The authorities have an opportunity to review and update specifications and to encourage imaginative approaches. They should not let their experience with Contemporary Leisure deter them from looking closely at what the private sector can offer. It is open to authorities to make arrangements direct with private contractors and there are examples of authorities doing so. On the other hand, there is nothing in the present legislation preventing authorities from inviting bids from the private sector which involve some investment in facilities as well as the provision of a management service. If private contractors want a longer contract period in which to recoup their investment than is available under the contract in the legislation, a variation can be offered to them once a contract has been made.

In the latter half of last year, my Department issued several consultation papers dealing with various aspects of the guidance on competition procedure, including the length of contract periods and the use of performance bonds. I am aware that some sports and leisure contractors are particularly keen to have extended contract periods for their activity.

I am pleased to say that we received a very good level of response to our consultation exercise and my Department will be making amended regulations and revising the guidance currently included in circular 10/93.
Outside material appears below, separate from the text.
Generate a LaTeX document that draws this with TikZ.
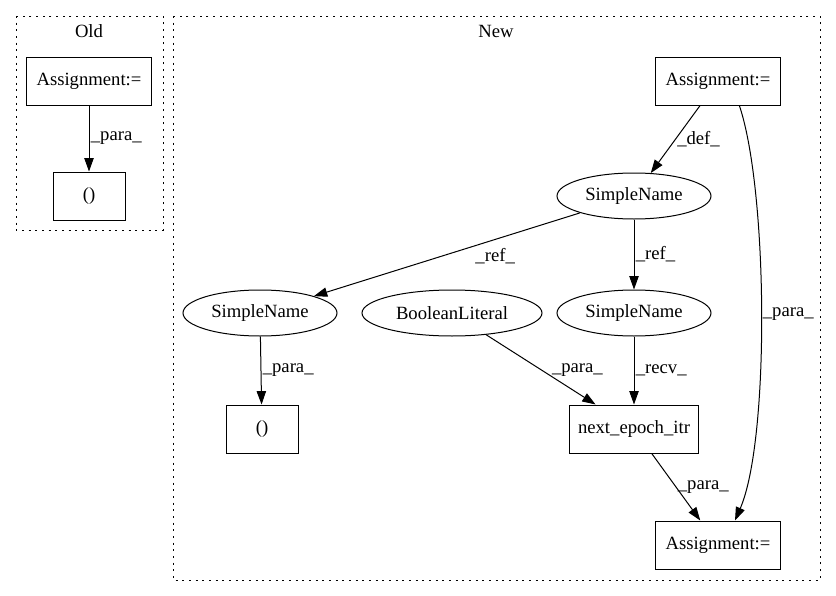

Where necessary, proposals will be subject to further consultation. The intention will be to consolidate the guidance available on CCT services by autumn 1995 and, wherever it makes sense, to bring into line the guidance on blue and white collar services.

I hope that the matter has been set in context for the hon. Gentleman and I hope that he will contribute his thoughts to the consultation process being undertaken. Meanwhile, I hope that my comments will be helpful to him and his council.

Question put and agreed to.

Adjourned accordingly at nine minutes past Three o'clock.